Japan's boomers wait to be wooed

By Yuri Kageyama
Associated Press

TOKYO — Gray haired or balding, the men show signs of age. But there's no doubt they're young at heart: They're exchanging e-mail on cell phones about their rock band's upcoming concert.

Like many companies tapping into a nascent baby boomer market, the Tokyo French restaurant Vincent offers lessons in gourmet cooking. Here, participants take notes as the restaurant's top chef, Etsuo Jo, demonstrates.

Associated Press

The image is from TV advertising for the "raku-raku" or "cinch-to-use" cell phone, which features larger easier-to-read letters for e-mail and a simplified system of three buttons for automatic dialing.

The phone is a rare baby boomer hit in Japan, a nation dominated by teenyboppers setting trends as quickly as they forget them.

That doesn't make much sense statistically.

The equivalent of America's boomers — those turning 38 to 56 this year — make up about 30 million Japanese, or about a quarter of the population.

Like their U.S. counterparts, boomer Japanese have far more spending power than the teenagers and 20-somethings that much of this country's advertising tries to woo with pop idols and faddish gimmicks.

Marketing experts here are finally starting to take a serious look at the massive potential of the boomer business and face up to the reality that Japan is growing older, largely because it has one of the lowest birth rates in the world.

"Boomer marketing is about to show great potential in Japan," said Eiichi Someya, chief planning director at Tokyo marketing company Asatsu-DK.

Someya and other Japanese marketing professionals warn that the older crowd is hard to gauge and harder to please — one of the reasons why boomer marketing has had such a difficult time getting off the ground.

"Rather than mass marketing for youngsters that relies on quick fads, we need to develop marketing for products and services for mature adults that speaks more intimately to individual tastes," Someya said.

Ichiro Kudome, president of Tokyo marketing research company ThirdAgeStyle Corp., believes the past attempts were all wrong — catering to stereotypes about boomers as an out-of-it decrepit bunch.

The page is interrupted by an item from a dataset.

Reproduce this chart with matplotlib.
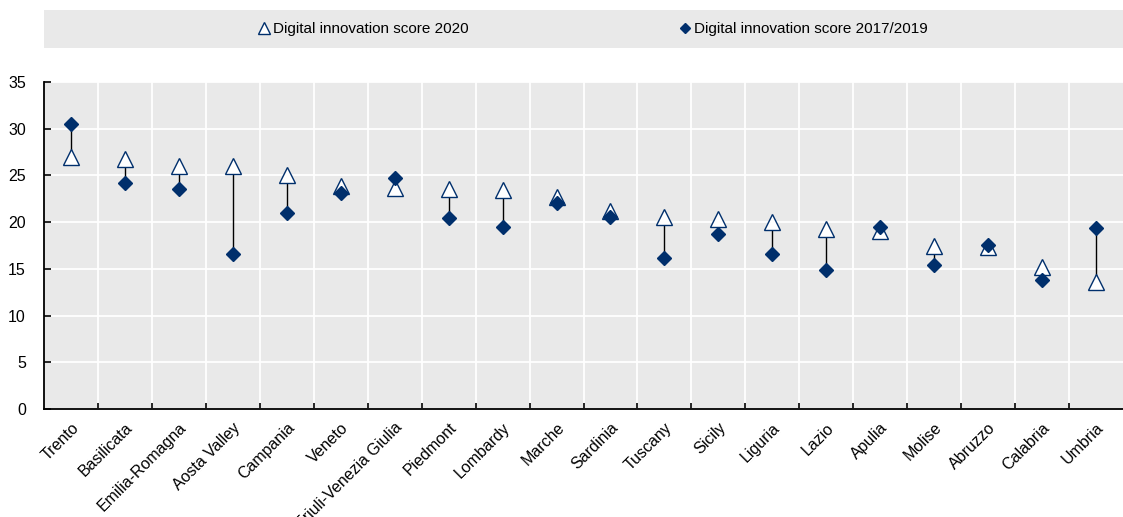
import matplotlib.pyplot as plt
from matplotlib.patches import Rectangle
from matplotlib.lines import Line2D
import numpy as np

plt.rcParams['font.family'] = ['Liberation Sans', 'DejaVu Sans']

# Regions, ordered by 2020 score
regions = ["Trento", "Basilicata", "Emilia-Romagna", "Aosta Valley", "Campania",
           "Veneto", "Friuli-Venezia Giulia", "Piedmont", "Lombardy", "Marche",
           "Sardinia", "Tuscany", "Sicily", "Liguria", "Lazio", "Apulia",
           "Molise", "Abruzzo", "Calabria", "Umbria"]
score_2020 = [27.0, 26.8, 26.0, 26.0, 25.0, 23.9, 23.7, 23.5, 23.4, 22.7,
              21.2, 20.6, 20.3, 20.0, 19.3, 19.1, 17.4, 17.3, 15.2, 13.6]
score_2017_2019 = [30.5, 24.2, 23.6, 16.6, 21.0, 23.1, 24.7, 20.4, 19.5, 22.05,
                   20.5, 16.2, 18.7, 16.6, 14.9, 19.5, 15.4, 17.5, 13.85, 19.4]

label_2020 = "Digital innovation score 2020"
label_old = "Digital innovation score 2017/2019"

navy = "#002F6C"
panel = "#E9E9E9"

fig = plt.figure(figsize=(11.23, 5.17), dpi=100)
ax = fig.add_axes([0.0392, 0.2089, 0.9608, 0.6325])
ax.set_facecolor(panel)

x = np.arange(len(regions))

# thin connectors between the two scores
ax.vlines(x, score_2020, score_2017_2019, color="black", linewidth=1.0, zorder=2)
ax.plot(x, score_2020, linestyle="none", marker="^", markersize=11.5,
        markerfacecolor="white", markeredgecolor=navy, markeredgewidth=1.0, zorder=3)
ax.plot(x, score_2017_2019, linestyle="none", marker="D", markersize=7.5,
        markerfacecolor=navy, markeredgecolor=navy, zorder=4)

ax.set_xlim(-0.5, len(regions) - 0.5)
ax.set_ylim(0, 35)
ax.set_yticks(range(0, 36, 5))
ax.set_xticks(x)
ax.set_xticklabels(regions, rotation=45, ha="right", rotation_mode="anchor")
ax.set_xticks(x[:-1] + 0.5, minor=True)

ax.tick_params(axis="x", which="major", length=0, pad=8, labelsize=11.5)
ax.tick_params(axis="x", which="minor", direction="in", length=4, width=1.2, color="black")
ax.tick_params(axis="y", direction="in", length=5, width=1.2, labelsize=11.5, pad=13)

ax.grid(True, axis="y", which="major", color="white", linewidth=1.3)
ax.grid(True, axis="x", which="minor", color="white", linewidth=1.3)
ax.set_axisbelow(True)

for side in ("top", "right"):
    ax.spines[side].set_visible(False)
for side in ("left", "bottom"):
    ax.spines[side].set_linewidth(1.3)
    ax.spines[side].set_color("black")

# legend strip across the top
fig.patches.append(Rectangle((0.0392, 1 - 48 / 517), 0.9608, 38 / 517,
                             transform=fig.transFigure, facecolor=panel,
                             edgecolor="none", zorder=0))
handles = [
    Line2D([], [], linestyle="none", marker="^", markersize=8,
           markerfacecolor="white", markeredgecolor=navy, markeredgewidth=1.0),
    Line2D([], [], linestyle="none", marker="D", markersize=5.5,
           markerfacecolor=navy, markeredgecolor=navy),
]
fig.legend(handles, [label_2020, label_old], loc="center",
           bbox_to_anchor=(593 / 1123, 1 - 29 / 517), ncol=2, frameon=False,
           fontsize=11, handlelength=0.7, handletextpad=0.25, columnspacing=13.8)

fig.savefig("out.png", dpi=100)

Boomers, he said, are actually energetic, curious, even youthful.

"They are physically very active, romantically involved and eager to take part in the community," he said. "They are also dissatisfied that companies are designing products with only young people in mind. They want to be treated as equals."

Kudome's company offers lessons in motorboat driving, gourmet cooking and vanity publishing, as well as a wine-tasting tour of France and a driving trek in the American Rockies in an effort to test the nascent boomer market.

While most tours compete solely on price and head to resorts in places like Hawai'i, the boomer tours organized by the Tokyo agency Eurasia have an academic slant, such as learning about the Egypt or tracing the Silk Road.

Another success story is Central Sports Co., which renamed its exercise facilities "wellness clubs," rather than "fitness clubs," to attract an older gym-shy crowd through beginners' aerobics classes, herbal baths and golfing lessons.

Central Sports, which runs 155 health clubs nationwide, posted $8 million in sales last year.

Suzue Sasaki, a 54-year-old housewife, was delighted. She trimmed down with the workouts on the exercise machines and hula-dancing lessons.

An important lesson to be learned from boomer hits is never to let on that the product is targeting them, says Yukinobu Arikawa, marketing manager of NTT DoCoMo, who developed the mobile phone that caters to the older set.

"If you push it as a grandpa and granny phone, it won't work," he said. "Its concept is a cell phone for beginners."